Ijtima Ulama akan kembali digelar untuk membahas kecurangan Pemilihan Umum 2019. Meski menggunakan atribut ulama, kegiatan tersebut lebih banyak motif politiknya.
Ketua Gerakan Nasional Pengawal Fatwa Ulama (GNPF), Yusuf Martak, mengatakan ijtima ulama ini merupakan tindak lanjut dari ijtima pertama dan kedua.
Sebagaimana diketahui, kedua ijtima sebelumnya itu terkait dengan pencalonan Prabowo Subianto. Kemudian saat Prabowo menunjukan posisinya yang hampir kalah saat ini, para ulama yang sebagian besar eksponen 212 itu pun berencana menggelar kembali Ijtima Ulama kembali.
Inilah yang menguatkan kesan politis tersebut.
Bila memang Ijtima Ulama itu murni untuk kepentingan agama dan umat Islam seharusnya itu berdasarkan pedoman, aturan atau hadisnya. Jadi ada dasar hukumnya yang benar.
Jangan sampai itu berdasarkan kepentingan politis. Pendapat seperti itu sebagaimana diungkapkan oleh Ketua Dewan Masjid Indonesia (DMI, Jusuf Kalla.
Selain soal motif, jalannya ijtima ulama itu juga akan bergantung pada kelompok-kelompok yang hadir. Kalau yang hadir adalah kelompok-kelompok tertentu, seperti ijtima ulama sebelumnya, maka sudah dapat dipastikan akan "berat sebelah" mendukung Prabowo dkk.
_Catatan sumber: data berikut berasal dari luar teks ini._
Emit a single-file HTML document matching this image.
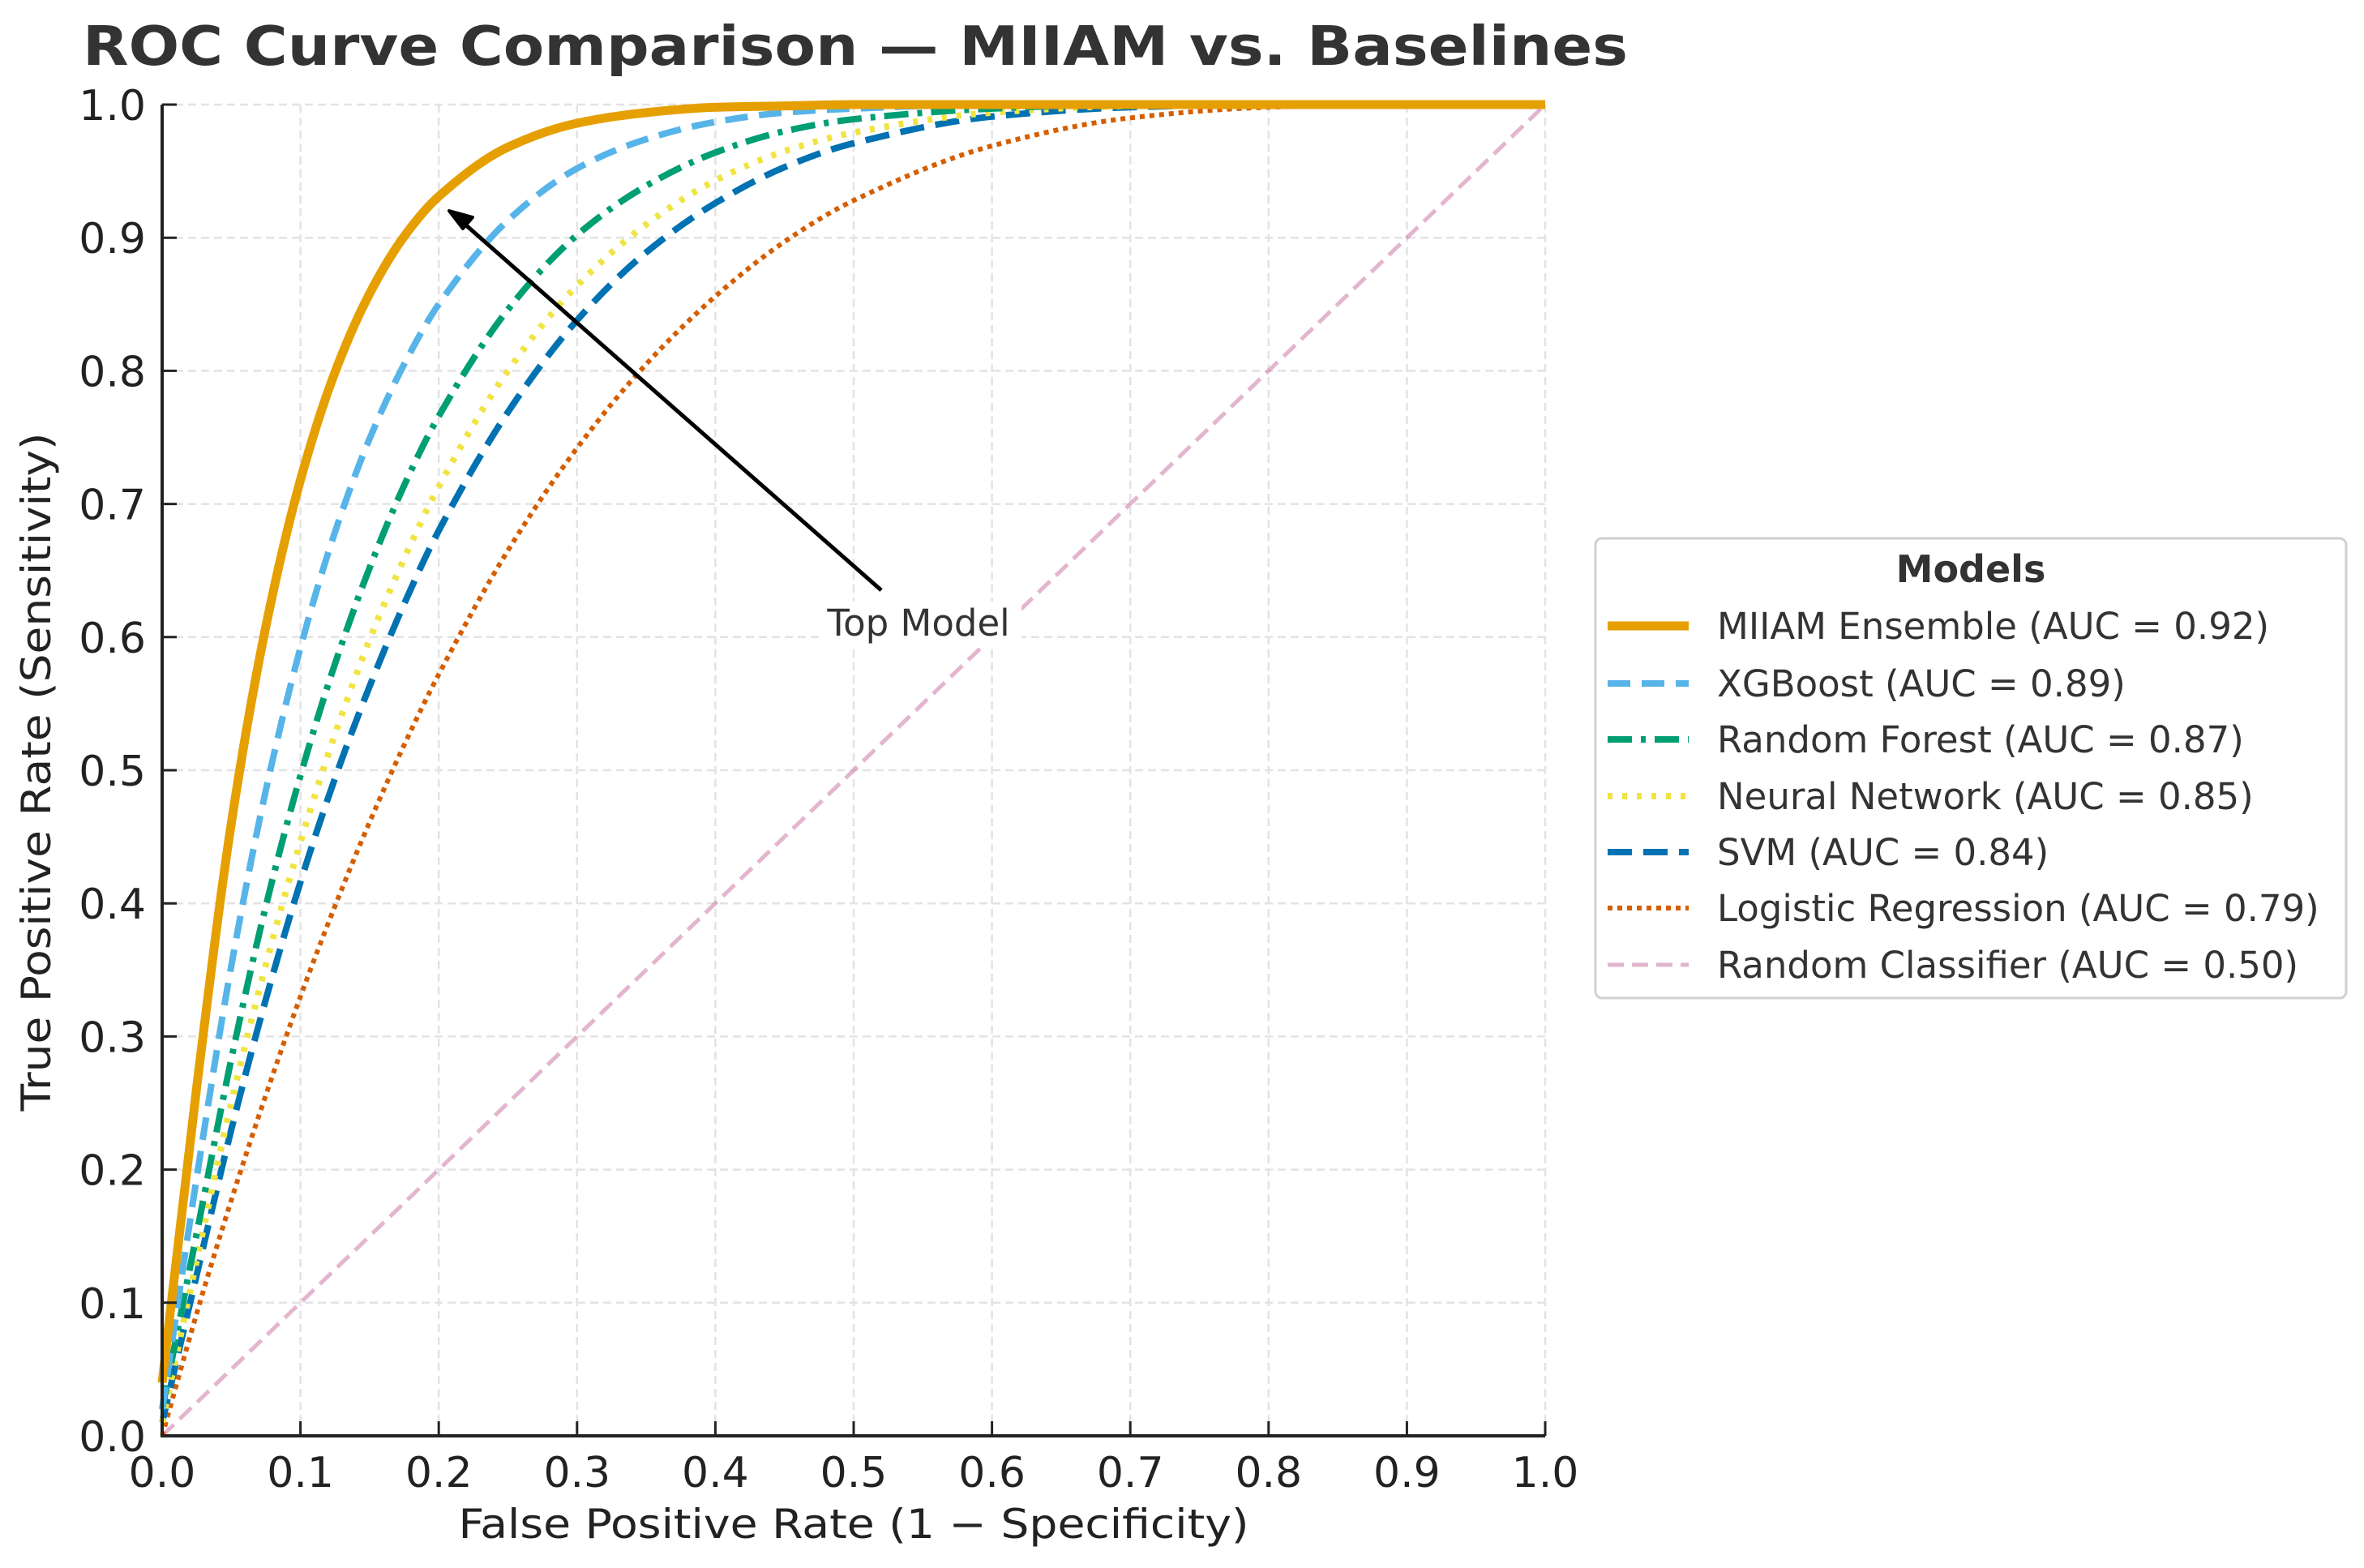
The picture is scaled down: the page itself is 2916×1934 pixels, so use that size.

Jika yang hadir Ulama dari NU, Muhammadiyah dan kelompok Islam lainnya yang lebih beragam, maka isi Ijtima itu akan berbeda. Kemungkinan besar justru akan sesuai dengan kepentingn agama, bukan karena alasan politis.
Komposisi ulama yang hadir itu akan menunjukan posisi ijtima ulama yang politisnya atau tidak.
Yang pasti pelaksanaan Ijtima Ulama III bukan solusi untuk membuktikan isu kecurangan Pemilu yang dituduhkan kubu 02. Karena sudah ada mekanisme hukum yang jelas dalam mengadili permasalahan Pemilu.
Penyelenggaraan Ijtima Ulama III yang membahas kecurangan Pemilu sama saja merendahkan dan mempolitisasi agama. Hal ini semakin menegaskan bahwa kekalahan Prabowo-Sandiaga itu mendekati kebenaran.